Their styles range from freeform to highly formal sonnets. Their ages range up to 70. Five poets last night received the Paul Hamlyn Foundation Awards For Artists worth pounds 15,000 each.
The choice of the five signalled a move away from the deliberate trendy marketing of poetry in recent years through projects such as Young Generation Poets, and awkward attempts to make youthful poets part of the fashion scene.
The five chosen are established and highly-regarded poets, but in some cases writers who have not been in the limelight. One, Elizabeth Jennings, 70, lives in a B&B in Oxford.
The winning poets are: John Agard, Roy Fisher, Kathleen Jamie, Elizabeth Jennings and Barry MacSweeney.
Judith Palmer, literature officer at the South Bank Centre and a member of the board of the Poetry Society, commented: "There has been a feeling among older poets that they have had the worst of all possible worlds. They were writing before poetry was fashionable. Too old to be Young Generation Poets they were unable to participate in the new rock n roll.
"It's great to have a list of winners that includes people who don't hang out, aren't among the London in-crowd earning their living from book reviews, but ply their craft - and get very depressed about it."
John Agard, 48, born in Guyana has been described as "an outstanding luminary of the exploding galaxy of West Indian-British troubadors". Roy Fisher, 67, writes poetry most often associated with the post-industrial landscape of the Midlands. Kathleen Jamie, 35, from Scotland, was one of the New Generation Poets, and often writes in Scottish dialect. Elizabeth Jennings, 70, writes sonnets and other verse striving to come to terms with losses. Barry MacSweeney, 49, from Newcastle, was an investigative crime reporter and writes poetry described as "unsparing of allusions, and bitter and comic in its self-appraisal."

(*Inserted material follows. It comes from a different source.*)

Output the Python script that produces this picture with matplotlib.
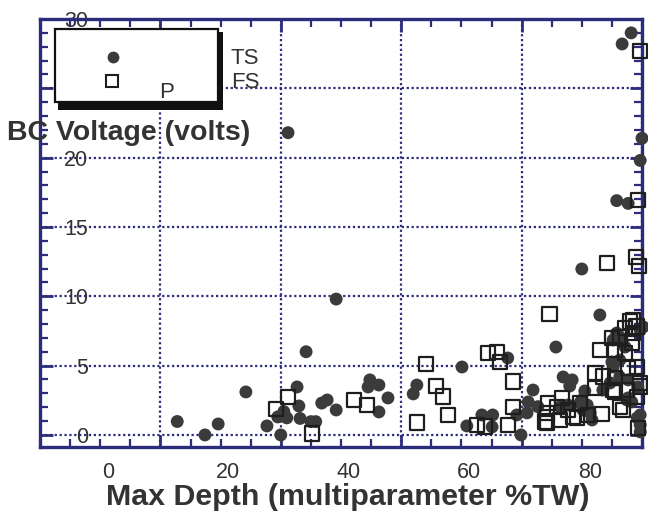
import matplotlib
matplotlib.use("Agg")
import matplotlib.pyplot as plt
from matplotlib.patches import Rectangle
from matplotlib.lines import Line2D
from matplotlib.ticker import MultipleLocator

plt.rcParams['font.family'] = ['Liberation Sans', 'DejaVu Sans']

# --- data: max depth (%TW) vs bobbin-coil voltage ---
ts_depth = [22.8, 27.4, 29.6, 34.2, 37.7, 40.0, 40.5, 41.0, 39.5, 42.7, 43.0, 43.2,
            45.0, 45.8, 46.8, 47.7, 49.2, 44.2, 41.2, 49.2, 54.8, 54.5, 56.3, 57.8,
            56.3, 62.6, 62.0, 70.1, 77.7, 70.9, 73.4, 75.2, 75.1, 79.9, 81.9, 81.1,
            80.9, 82.7, 79.2, 90.0, 93.0, 85.7, 86.9, 88.4, 88.0, 90.5, 89.7, 90.9,
            91.4, 91.7, 86.4, 87.7, 93.5, 95.2, 96.3, 97.2, 99.7, 100.2, 95.2, 96.3,
            94.7, 97.5, 98.3, 99.7, 99.7, 99.7, 99.7, 95.8, 97.7, 98.2, 96.7, 100.0,
            95.8, 96.3, 95.0, 97.7, 99.3, 97.7, 90.0, 90.2, 99.2]
ts_volts = [0.97, 0.0, 0.79, 3.1, 0.65, 0.0, 1.68, 1.23, 1.3, 3.46, 2.09, 1.19,
            0.96, 0.96, 2.3, 2.52, 1.8, 6.0, 21.8, 9.8, 3.97, 3.46, 3.6, 2.67,
            1.66, 3.6, 2.96, 4.9, 5.55, 0.65, 1.44, 1.44, 0.58, 0.0, 3.24, 2.38,
            1.59, 2.04, 1.44, 11.97, 8.65, 6.34, 4.18, 3.97, 3.53, 3.17, 2.31, 2.16,
            1.59, 1.08, 2.02, 2.16, 3.24, 6.85, 7.07, 6.34, 7.57, 7.79, 4.9, 4.18,
            3.75, 2.52, 2.38, 1.44, 0.72, 0.22, 19.8, 16.9, 16.7, 29.0, 28.2, 21.4,
            7.35, 5.4, 5.26, 3.97, 3.46, 2.67, 2.52, 1.8, 1.23]

fs_depth = [39.2, 41.2, 45.2, 52.2, 54.3, 64.1, 62.6, 65.8, 66.9, 67.8, 74.4, 75.9,
            76.4, 78.6, 78.6, 72.6, 73.9, 77.7, 83.9, 84.4, 84.6, 94.2, 99.0, 99.5,
            99.7, 99.3, 86.4, 86.7, 89.2, 91.0, 93.0, 92.2, 93.5, 93.3, 95.2, 96.8,
            98.0, 99.1, 98.5, 98.3, 99.7, 99.3, 98.5, 97.2, 95.0, 96.3, 95.5, 97.2,
            97.7, 99.2, 95.5, 92.2, 95.5, 97.5, 96.3, 99.7, 99.2, 89.7, 87.7, 85.9,
            84.2, 84.2, 88.5]
fs_volts = [1.87, 2.74, 0.11, 2.52, 2.16, 5.12, 0.89, 3.53, 2.76, 1.44, 5.89, 6.0,
            5.26, 3.84, 2.02, 0.72, 0.6, 0.72, 0.96, 2.29, 8.72, 12.4, 12.85, 12.18,
            27.7, 16.94, 1.08, 2.65, 1.23, 1.44, 6.13, 4.47, 4.2, 1.51, 3.24, 1.8,
            8.17, 7.81, 7.35, 6.63, 3.48, 0.5, 8.29, 7.71, 6.99, 7.07, 6.13, 5.91,
            4.83, 4.9, 4.11, 3.39, 3.1, 3.24, 2.02, 3.75, 2.74, 2.31, 1.8, 2.02,
            1.59, 0.87, 1.3]

depth_ticks = [0, 20, 40, 60, 80]
volt_ticks = [0, 5, 10, 15, 20, 25, 30]
label_shift = 11.3   # printed depth scale is offset from the grid

W, H = 648, 521
NAVY = '#2c2c7c'
TEXT = '#333333'


def fx(px):
    return px / W


def fy(py):
    return 1 - py / H


fig = plt.figure(figsize=(W / 100, H / 100), dpi=100)
ax = fig.add_axes([fx(40), fy(447), fx(642) - fx(40), fy(19) - fy(447)])

ax.set_xlim(0, 100)
ax.set_ylim(-0.87, 30)

ax.scatter(ts_depth, ts_volts, s=86, c='#3b3b3b', edgecolors='none',
           zorder=3, clip_on=False)
ax.scatter(fs_depth, fs_volts, s=108, marker='s', facecolors='none',
           edgecolors='#1e1e1e', linewidths=1.6, zorder=4, clip_on=False)

# grid + frame
ax.xaxis.set_major_locator(MultipleLocator(20))
ax.xaxis.set_minor_locator(MultipleLocator(5))
ax.yaxis.set_major_locator(MultipleLocator(5))
ax.yaxis.set_minor_locator(MultipleLocator(1))
ax.grid(True, which='major', linestyle=(0, (1, 1.2)), color=NAVY, linewidth=1.6)
ax.set_axisbelow(True)
for sp in ax.spines.values():
    sp.set_color(NAVY)
    sp.set_linewidth(2.4)

ax.tick_params(which='both', direction='in', color=NAVY, top=True, right=True)
ax.tick_params(which='major', length=9, width=2)
ax.tick_params(which='minor', length=6, width=1.6)
ax.tick_params(axis='x', labelbottom=False)
ax.tick_params(axis='y', labelsize=15.5, labelcolor=TEXT, pad=-34.5)
ax.set_yticks(volt_ticks)
for lbl in ax.get_yticklabels():
    lbl.set_horizontalalignment('right')

# printed depth labels
sec = ax.secondary_xaxis('bottom', functions=(lambda x: x - label_shift,
                                              lambda x: x + label_shift))
sec.set_xticks(depth_ticks)
sec.spines['bottom'].set_visible(False)
sec.tick_params(length=0, pad=11, labelsize=15.5, labelcolor=TEXT)

fig.text(fx(348), fy(497), 'Max Depth (multiparameter %TW)', ha='center',
         va='center', fontsize=21.9, fontweight='bold', color=TEXT)
fig.text(fx(7), fy(133), 'BC Voltage (volts)', ha='left', va='center',
         fontsize=20.5, fontweight='bold', color=TEXT, zorder=10)

# key box with drop shadow
fig.add_artist(Rectangle((fx(58), fy(110)), fx(223) - fx(58), fy(32) - fy(110),
                         transform=fig.transFigure, facecolor='#111111',
                         edgecolor='none', zorder=6))
fig.add_artist(Rectangle((fx(55), fy(102)), fx(218) - fx(55), fy(29) - fy(102),
                         transform=fig.transFigure, facecolor='white',
                         edgecolor='#111111', linewidth=1.6, zorder=7))
fig.add_artist(Line2D([fx(113)], [fy(57)], transform=fig.transFigure, marker='o',
                      markersize=7.5, color='#3b3b3b', linestyle='none', zorder=8))
fig.add_artist(Line2D([fx(112)], [fy(81)], transform=fig.transFigure, marker='s',
                      markersize=8.5, markerfacecolor='none', markeredgecolor='#1e1e1e',
                      markeredgewidth=1.5, linestyle='none', zorder=8))
fig.text(fx(231), fy(58), 'TS', ha='left', va='center', fontsize=16, color=TEXT, zorder=9)
fig.text(fx(231), fy(83), 'FS', ha='left', va='center', fontsize=16, color=TEXT, zorder=9)
fig.text(fx(167), fy(92), 'P', ha='center', va='center', fontsize=16, color=TEXT, zorder=9)

fig.savefig('out.png', dpi=100, facecolor='white')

Poets had to apply to be considered for the awards and 342 did so - a number that may reflect the need for funds as much as for fame.
For the awards come at the same time as a survey by the Paul Hamlyn Foundation of poets' incomes. It shows that the pre-tax income of a successful, published poet in the UK or Ireland with an average age of 48, is about pounds 12,500 a year - well below the national earnings average.
The survey is based on the earnings of these 342 poets. It found that average annual earnings range from pounds 7500 in the North-west to pounds 14,500 in the Midlands and Scotland. Poets in London earned on average pounds 12,358.
The poet Adrian Mitchell, who was one of the judges of the award, commented: "We commemorate our poets in Westminster Abbey when they're good and dead. Meanwhile their successors are struggling - against neglect, illness and poverty, to survive."